▶ INFORMATION PROVIDED
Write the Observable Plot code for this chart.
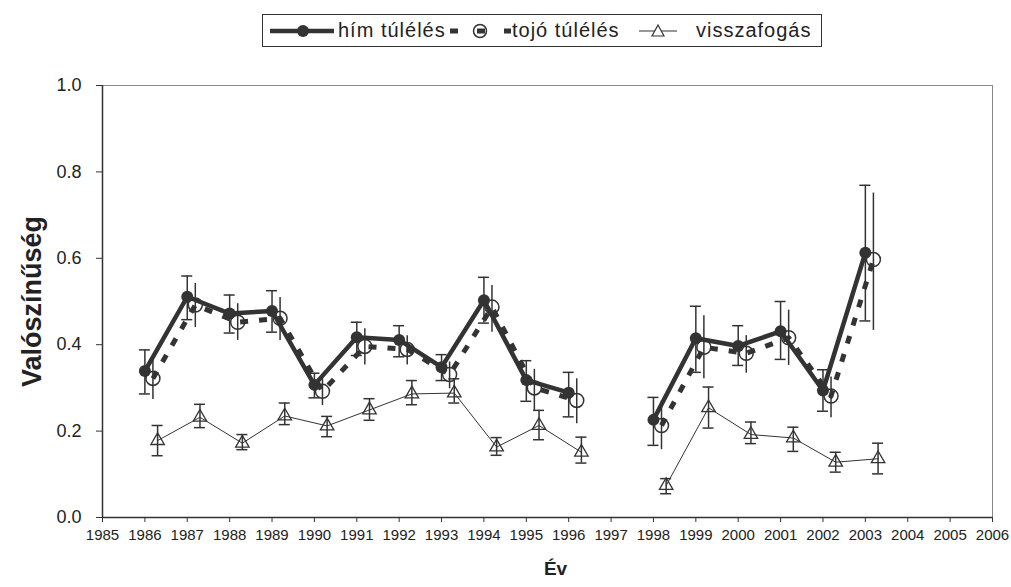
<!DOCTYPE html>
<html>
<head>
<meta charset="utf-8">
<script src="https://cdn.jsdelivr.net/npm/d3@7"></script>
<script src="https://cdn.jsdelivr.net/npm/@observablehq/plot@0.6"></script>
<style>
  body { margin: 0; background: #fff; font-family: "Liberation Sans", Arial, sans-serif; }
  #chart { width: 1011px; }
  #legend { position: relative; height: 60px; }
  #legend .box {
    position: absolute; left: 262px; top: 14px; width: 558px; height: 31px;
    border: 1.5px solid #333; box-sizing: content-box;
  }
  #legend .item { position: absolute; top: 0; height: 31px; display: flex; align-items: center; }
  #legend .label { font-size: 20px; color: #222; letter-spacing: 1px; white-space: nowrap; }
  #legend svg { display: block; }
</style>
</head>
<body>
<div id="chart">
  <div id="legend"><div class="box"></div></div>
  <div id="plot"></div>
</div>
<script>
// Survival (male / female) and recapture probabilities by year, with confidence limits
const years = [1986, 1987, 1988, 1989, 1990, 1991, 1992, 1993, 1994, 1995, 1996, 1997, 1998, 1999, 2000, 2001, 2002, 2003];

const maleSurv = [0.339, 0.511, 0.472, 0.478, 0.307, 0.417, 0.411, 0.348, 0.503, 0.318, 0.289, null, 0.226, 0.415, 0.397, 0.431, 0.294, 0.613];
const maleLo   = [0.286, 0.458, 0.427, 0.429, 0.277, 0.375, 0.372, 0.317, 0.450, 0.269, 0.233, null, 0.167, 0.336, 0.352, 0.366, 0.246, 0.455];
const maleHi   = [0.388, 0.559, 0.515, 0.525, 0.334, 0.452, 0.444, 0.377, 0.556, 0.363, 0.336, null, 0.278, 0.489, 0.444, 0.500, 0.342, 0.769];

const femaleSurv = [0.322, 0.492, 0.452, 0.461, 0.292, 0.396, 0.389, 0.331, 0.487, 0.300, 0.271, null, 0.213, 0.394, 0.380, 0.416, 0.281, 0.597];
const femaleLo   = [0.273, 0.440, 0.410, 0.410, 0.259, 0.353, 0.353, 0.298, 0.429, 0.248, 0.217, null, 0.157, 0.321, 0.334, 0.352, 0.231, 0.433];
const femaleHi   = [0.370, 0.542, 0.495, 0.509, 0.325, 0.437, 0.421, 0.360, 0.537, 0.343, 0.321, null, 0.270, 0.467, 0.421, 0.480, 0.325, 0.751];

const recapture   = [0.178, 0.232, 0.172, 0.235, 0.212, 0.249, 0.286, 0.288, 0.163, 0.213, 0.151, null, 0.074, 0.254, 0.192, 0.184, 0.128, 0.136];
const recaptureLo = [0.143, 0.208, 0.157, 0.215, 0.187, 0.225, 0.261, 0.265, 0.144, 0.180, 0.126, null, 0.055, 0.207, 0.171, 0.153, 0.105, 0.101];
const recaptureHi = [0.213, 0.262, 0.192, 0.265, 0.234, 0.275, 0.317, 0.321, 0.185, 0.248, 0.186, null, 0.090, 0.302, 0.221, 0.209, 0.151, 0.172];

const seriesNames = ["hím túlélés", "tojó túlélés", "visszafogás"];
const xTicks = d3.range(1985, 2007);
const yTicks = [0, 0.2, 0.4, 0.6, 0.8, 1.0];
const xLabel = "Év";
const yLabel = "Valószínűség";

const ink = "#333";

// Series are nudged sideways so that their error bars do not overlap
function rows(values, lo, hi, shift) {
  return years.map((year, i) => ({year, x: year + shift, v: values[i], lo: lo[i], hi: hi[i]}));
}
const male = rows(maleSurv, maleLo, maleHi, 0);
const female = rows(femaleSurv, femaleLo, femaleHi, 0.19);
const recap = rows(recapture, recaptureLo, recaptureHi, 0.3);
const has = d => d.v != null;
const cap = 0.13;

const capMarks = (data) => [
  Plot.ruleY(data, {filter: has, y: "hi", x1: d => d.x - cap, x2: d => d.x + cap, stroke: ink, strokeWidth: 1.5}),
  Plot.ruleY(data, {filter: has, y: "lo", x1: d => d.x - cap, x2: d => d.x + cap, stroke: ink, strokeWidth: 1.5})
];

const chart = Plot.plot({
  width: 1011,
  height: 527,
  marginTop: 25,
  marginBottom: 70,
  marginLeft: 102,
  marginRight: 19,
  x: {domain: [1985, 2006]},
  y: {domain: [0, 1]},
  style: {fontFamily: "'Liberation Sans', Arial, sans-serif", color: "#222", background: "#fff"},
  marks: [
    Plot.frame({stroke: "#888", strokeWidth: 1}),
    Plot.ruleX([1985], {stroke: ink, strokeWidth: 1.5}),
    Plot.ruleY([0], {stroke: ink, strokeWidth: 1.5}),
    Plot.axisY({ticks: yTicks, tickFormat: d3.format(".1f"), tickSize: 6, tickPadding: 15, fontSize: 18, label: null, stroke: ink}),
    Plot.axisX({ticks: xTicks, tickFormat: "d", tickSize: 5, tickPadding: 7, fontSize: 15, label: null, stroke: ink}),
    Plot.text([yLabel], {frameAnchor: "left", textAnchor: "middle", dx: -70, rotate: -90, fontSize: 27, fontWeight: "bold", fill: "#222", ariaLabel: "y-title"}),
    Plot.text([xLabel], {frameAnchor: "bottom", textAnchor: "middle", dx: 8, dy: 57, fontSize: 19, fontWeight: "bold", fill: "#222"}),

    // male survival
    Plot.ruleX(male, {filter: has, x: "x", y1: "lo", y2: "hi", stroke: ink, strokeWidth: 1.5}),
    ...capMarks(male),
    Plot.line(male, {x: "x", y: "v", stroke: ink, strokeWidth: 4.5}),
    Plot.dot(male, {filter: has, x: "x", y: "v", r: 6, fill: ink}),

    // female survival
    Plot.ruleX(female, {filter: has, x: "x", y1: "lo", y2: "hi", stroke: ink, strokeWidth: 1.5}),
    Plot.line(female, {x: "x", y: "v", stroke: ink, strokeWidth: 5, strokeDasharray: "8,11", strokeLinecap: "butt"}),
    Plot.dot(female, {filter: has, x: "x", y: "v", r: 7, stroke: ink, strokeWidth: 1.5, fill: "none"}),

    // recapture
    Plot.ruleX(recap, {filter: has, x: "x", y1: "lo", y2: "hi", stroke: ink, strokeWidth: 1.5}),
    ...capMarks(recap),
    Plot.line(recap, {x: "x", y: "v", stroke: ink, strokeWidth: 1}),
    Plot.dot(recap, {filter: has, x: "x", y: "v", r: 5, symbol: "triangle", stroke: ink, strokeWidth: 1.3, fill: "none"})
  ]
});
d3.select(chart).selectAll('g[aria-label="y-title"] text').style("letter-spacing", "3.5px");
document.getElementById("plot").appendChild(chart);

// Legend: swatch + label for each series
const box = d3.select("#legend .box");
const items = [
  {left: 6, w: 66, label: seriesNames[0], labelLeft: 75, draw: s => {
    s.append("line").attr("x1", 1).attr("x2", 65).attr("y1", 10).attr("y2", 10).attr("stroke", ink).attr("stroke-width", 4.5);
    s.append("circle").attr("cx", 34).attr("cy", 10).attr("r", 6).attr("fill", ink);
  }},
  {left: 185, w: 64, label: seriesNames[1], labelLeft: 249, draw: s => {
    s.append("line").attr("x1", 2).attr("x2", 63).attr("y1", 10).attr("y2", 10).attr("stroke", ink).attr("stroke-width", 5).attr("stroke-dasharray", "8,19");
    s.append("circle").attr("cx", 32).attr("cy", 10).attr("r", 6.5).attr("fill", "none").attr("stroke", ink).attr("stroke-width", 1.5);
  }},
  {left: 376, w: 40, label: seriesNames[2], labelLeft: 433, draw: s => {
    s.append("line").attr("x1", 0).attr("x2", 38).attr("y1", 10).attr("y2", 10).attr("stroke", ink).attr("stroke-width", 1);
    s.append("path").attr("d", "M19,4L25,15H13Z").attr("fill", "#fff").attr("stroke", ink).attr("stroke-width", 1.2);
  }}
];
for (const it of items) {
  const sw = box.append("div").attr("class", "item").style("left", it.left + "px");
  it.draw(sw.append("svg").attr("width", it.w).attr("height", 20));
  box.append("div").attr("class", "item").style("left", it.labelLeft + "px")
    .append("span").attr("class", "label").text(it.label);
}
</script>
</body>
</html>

▶ PROBLEM TO SOLVE
Take the lines from the start of the material to the line with "2001, 2002, 2003];", both included, and transcribe them exactly without the pictures.

▶ ANSWER TO THIS TASK
Write the Observable Plot code for this chart.
<!DOCTYPE html>
<html>
<head>
<meta charset="utf-8">
<script src="https://cdn.jsdelivr.net/npm/d3@7"></script>
<script src="https://cdn.jsdelivr.net/npm/@observablehq/plot@0.6"></script>
<style>
  body { margin: 0; background: #fff; font-family: "Liberation Sans", Arial, sans-serif; }
  #chart { width: 1011px; }
  #legend { position: relative; height: 60px; }
  #legend .box {
    position: absolute; left: 262px; top: 14px; width: 558px; height: 31px;
    border: 1.5px solid #333; box-sizing: content-box;
  }
  #legend .item { position: absolute; top: 0; height: 31px; display: flex; align-items: center; }
  #legend .label { font-size: 20px; color: #222; letter-spacing: 1px; white-space: nowrap; }
  #legend svg { display: block; }
</style>
</head>
<body>
<div id="chart">
  <div id="legend"><div class="box"></div></div>
  <div id="plot"></div>
</div>
<script>
// Survival (male / female) and recapture probabilities by year, with confidence limits
const years = [1986, 1987, 1988, 1989, 1990, 1991, 1992, 1993, 1994, 1995, 1996, 1997, 1998, 1999, 2000, 2001, 2002, 2003];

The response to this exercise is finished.